August 17, 2004 -- Today USA Today ran a lengthy story by Julie Appleby on the first page of its "Money" section about the increasing number of persons choosing nursing as a second career. The story is a generally fair example of the "nursing shortage creates great opportunity" genre. However, the vision it offers of a difficult but high-paying, flexible and rewarding job, with no specific discussion of what nurses actually do, arguably understates both nursing's real importance and the critical problems that remain, especially short-staffing.

The story discusses the basic outlines of the global shortage, but it is built around four California nurses who came to nursing after significant periods in other jobs. They are a former foreign currency trader, restaurant catering manager, ballet dancer, and Sears employee. All four find nursing "rewarding but harder than they anticipated." One, who works at USC's hospital, says nursing is "a challenge on an emotional, physical, intellectual and spiritual level."

On the whole, the piece provides a positive and respectful but very limited view of nursing. It does do an unusually good job of drawing parallels between nursing and these nurses' prior jobs. It quotes the former currency trader as saying that nursing, like his old job, is "fast-paced" and requires "analytical skills and critical thinking." The former ballet dancer says that the perfectionism her first career demanded has helped her be "super-thorough and accurate" as a nurse. These comparisons are helpful given that too much of the public clings to notions of nursing as essentially menial work.

On the other hand, the piece does not seem sure of the educational requirements to be a nurse, the existence of advanced practice nurses, or what nurses really do for their patients. Its discussion of the actual work is limited to general statements about it being rewarding, and about dealing with life and death, demanding families and physicians who, according to one nurse, "want to be served." The piece does not tell readers whether it is a nurse's job to "serve" physicians (it's not), whether nursing is an autonomous profession (it is), or whether, in addition to "the joy of seeing patients recover," nurses experience the satisfaction of making the recovery happen (they do).

The article stresses that today's "hiring boom and rising salaries" are a "turnaround" for nursing following the layoffs and "increased workloads" of the 1990's, and even discusses efforts to limit excessive shift requirements, including California's safe staffing law. However, it fails to note that short-staffing had or has any effects other than to make life more difficult for nurses. This may not be surprising, given the piece's basic focus, but readers are not likely to understand that short-staffing hurts and even kills patients, or that it remains a huge problem in nursing worldwide, the subject of sometimes bitter disputes between hospitals and nurses.

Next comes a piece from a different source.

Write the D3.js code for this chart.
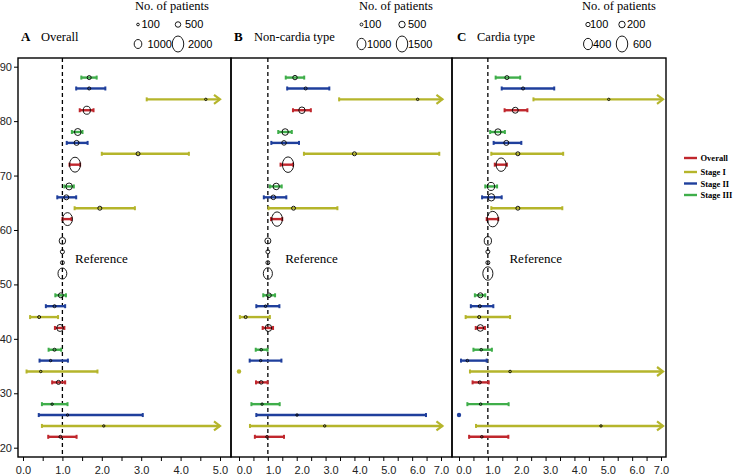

The story notes the average nursing salaries for different regions, but its focus on California, where a "nurse with experience and some overtime can clear $100,000," may leave readers with too rosy an impression of nursing compensation. Few nurses make $100,000 per year. Interestingly, though the piece notes that the recent surge in nursing school enrollments has been limited by the ongoing faculty shortage, it does not offer figures as to how much nursing professors earn. Instead, it merely states that "[m]any hospitals and chains" are "giving nursing schools funds to hire more faculty." The piece offer no data to show how widespread or significant that support might be, or why there might be a faculty shortage in the first place.

See Julie Appleby's article "Professionals sick of old routine find healthy rewards in nursing" which appeared in the August 17, 2004 edition of USA Today.